Retype all material exactly. Pictures stay out of the copy.

◆ ◆ ◆

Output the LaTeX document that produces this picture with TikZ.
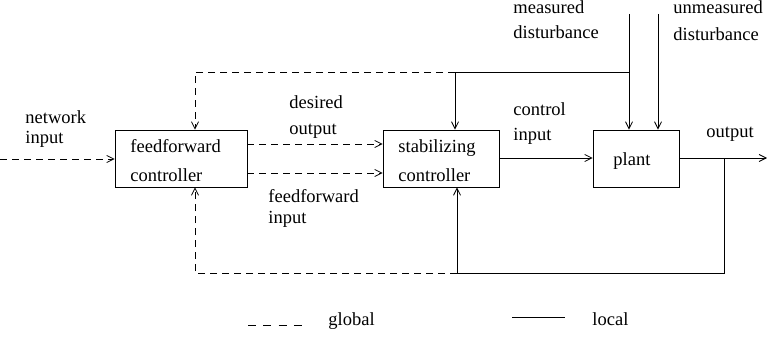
\documentclass[tikz,border=0pt]{standalone}
\usepackage{fontspec}
\setmainfont{Liberation Serif}
\newfontfamily\labelfont{Liberation Serif}
\usetikzlibrary{arrows.meta}
\begin{document}
\begin{tikzpicture}[x=1pt,y=-1pt,
  line width=0.9pt,
  lbl/.style={anchor=base west,inner sep=0pt,font=\labelfont\fontsize{18.5}{22}\selectfont},
  blk/.style={draw,inner sep=0pt},
  glob/.style={dash pattern=on 7pt off 5pt},
  tip/.style={-{Straight Barb[length=7pt,width=7pt,line width=0.8pt]}}]
\useasboundingbox (0,0) rectangle (767,337);
% blocks
\node[blk,minimum width=132pt,minimum height=57pt] (ff) at (181,158.5) {};
\node[blk,minimum width=116pt,minimum height=57pt] (sc) at (441,158.5) {};
\node[blk,minimum width=86pt,minimum height=57pt] (pl) at (636,158.5) {};
% block texts
\node[lbl] (fft1) at (130,152) {feedforward};
\node[lbl] (fft2) at (130,181) {controller};
\node[lbl] (sct1) at (398,152) {stabilizing};
\node[lbl] (sct2) at (398,181) {controller};
\node[lbl] (plt) at (613,165) {plant};
% signal labels
\node[lbl] (l1a) at (25,123) {network};
\node[lbl] (l1b) at (25,143) {input};
\node[lbl] (l2a) at (289,108) {desired};
\node[lbl] (l2b) at (289,134) {output};
\node[lbl] (l3a) at (268,202) {feedforward};
\node[lbl] (l3b) at (268,223) {input};
\node[lbl] (l4a) at (513,115) {control};
\node[lbl] (l4b) at (513,140) {input};
\node[lbl] (l5a) at (513,14) {measured};
\node[lbl] (l5b) at (513,39) {disturbance};
\node[lbl] (l6a) at (673,14) {unmeasured};
\node[lbl] (l6b) at (673,41) {disturbance};
\node[lbl] (l7) at (706,137) {output};
% junction points
\coordinate (nin) at (0,159);
\coordinate (md) at (629,14);
\coordinate (um) at (658,14);
\coordinate (mj) at (629,72);
\coordinate (tj) at (455,72);
\coordinate (tl) at (195,72);
\coordinate (out) at (767,158);
\coordinate (oj) at (724,158);
\coordinate (br) at (724,273);
\coordinate (bj) at (457,273);
\coordinate (bl) at (195,273);
% global (dashed) signals
\draw[glob,tip] (nin) -- (ff.west |- nin);
\draw[glob,tip] (ff.east |- 0,144) -- (sc.west |- 0,144);
\draw[glob,tip] (ff.east |- 0,173) -- (sc.west |- 0,173);
\draw[glob,tip] (tj) -- (tl) -- (tl |- ff.north);
\draw[glob,tip] (bj) -- (bl) -- (bl |- ff.south);
% local (solid) signals
\draw[tip] (md) -- (md |- pl.north);
\draw[tip] (um) -- (um |- pl.north);
\draw (mj) -- (tj);
\draw[tip] (tj) -- (tj |- sc.north);
\draw[tip] (sc.east |- 0,158) -- (pl.west |- 0,158);
\draw[tip] (pl.east |- out) -- (out);
\draw (oj) -- (br) -- (bj);
\draw[tip] (bj) -- (bj |- sc.south);
% legend
\coordinate (g1) at (248,325);
\coordinate (g2) at (302,325);
\coordinate (s1) at (512,317);
\coordinate (s2) at (565,317);
\draw[dash pattern=on 8pt off 7.3pt] (g1) -- (g2);
\node[lbl] (lg) at (328,325) {global};
\draw (s1) -- (s2);
\node[lbl] (ll) at (592,325) {local};
\end{tikzpicture}
\end{document}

◆ ◆ ◆

Exercise solution
Output the LaTeX document that produces this picture with TikZ.
\documentclass[tikz,border=0pt]{standalone}
\usepackage{fontspec}
\setmainfont{Liberation Serif}
\newfontfamily\labelfont{Liberation Serif}
\usetikzlibrary{arrows.meta}
\begin{document}
\begin{tikzpicture}[x=1pt,y=-1pt,
  line width=0.9pt,
  lbl/.style={anchor=base west,inner sep=0pt,font=\labelfont\fontsize{18.5}{22}\selectfont},
  blk/.style={draw,inner sep=0pt},
  glob/.style={dash pattern=on 7pt off 5pt},
  tip/.style={-{Straight Barb[length=7pt,width=7pt,line width=0.8pt]}}]
\useasboundingbox (0,0) rectangle (767,337);
% blocks
\node[blk,minimum width=132pt,minimum height=57pt] (ff) at (181,158.5) {};
\node[blk,minimum width=116pt,minimum height=57pt] (sc) at (441,158.5) {};
\node[blk,minimum width=86pt,minimum height=57pt] (pl) at (636,158.5) {};
% block texts
\node[lbl] (fft1) at (130,152) {feedforward};
\node[lbl] (fft2) at (130,181) {controller};
\node[lbl] (sct1) at (398,152) {stabilizing};
\node[lbl] (sct2) at (398,181) {controller};
\node[lbl] (plt) at (613,165) {plant};
% signal labels
\node[lbl] (l1a) at (25,123) {network};
\node[lbl] (l1b) at (25,143) {input};
\node[lbl] (l2a) at (289,108) {desired};
\node[lbl] (l2b) at (289,134) {output};
\node[lbl] (l3a) at (268,202) {feedforward};
\node[lbl] (l3b) at (268,223) {input};
\node[lbl] (l4a) at (513,115) {control};
\node[lbl] (l4b) at (513,140) {input};
\node[lbl] (l5a) at (513,14) {measured};
\node[lbl] (l5b) at (513,39) {disturbance};
\node[lbl] (l6a) at (673,14) {unmeasured};
\node[lbl] (l6b) at (673,41) {disturbance};
\node[lbl] (l7) at (706,137) {output};
% junction points
\coordinate (nin) at (0,159);
\coordinate (md) at (629,14);
\coordinate (um) at (658,14);
\coordinate (mj) at (629,72);
\coordinate (tj) at (455,72);
\coordinate (tl) at (195,72);
\coordinate (out) at (767,158);
\coordinate (oj) at (724,158);
\coordinate (br) at (724,273);
\coordinate (bj) at (457,273);
\coordinate (bl) at (195,273);
% global (dashed) signals
\draw[glob,tip] (nin) -- (ff.west |- nin);
\draw[glob,tip] (ff.east |- 0,144) -- (sc.west |- 0,144);
\draw[glob,tip] (ff.east |- 0,173) -- (sc.west |- 0,173);
\draw[glob,tip] (tj) -- (tl) -- (tl |- ff.north);
\draw[glob,tip] (bj) -- (bl) -- (bl |- ff.south);
% local (solid) signals
\draw[tip] (md) -- (md |- pl.north);
\draw[tip] (um) -- (um |- pl.north);
\draw (mj) -- (tj);
\draw[tip] (tj) -- (tj |- sc.north);
\draw[tip] (sc.east |- 0,158) -- (pl.west |- 0,158);
\draw[tip] (pl.east |- out) -- (out);
\draw (oj) -- (br) -- (bj);
\draw[tip] (bj) -- (bj |- sc.south);
% legend
\coordinate (g1) at (248,325);
\coordinate (g2) at (302,325);
\coordinate (s1) at (512,317);
\coordinate (s2) at (565,317);
\draw[dash pattern=on 8pt off 7.3pt] (g1) -- (g2);
\node[lbl] (lg) at (328,325) {global};
\draw (s1) -- (s2);
\node[lbl] (ll) at (592,325) {local};
\end{tikzpicture}
\end{document}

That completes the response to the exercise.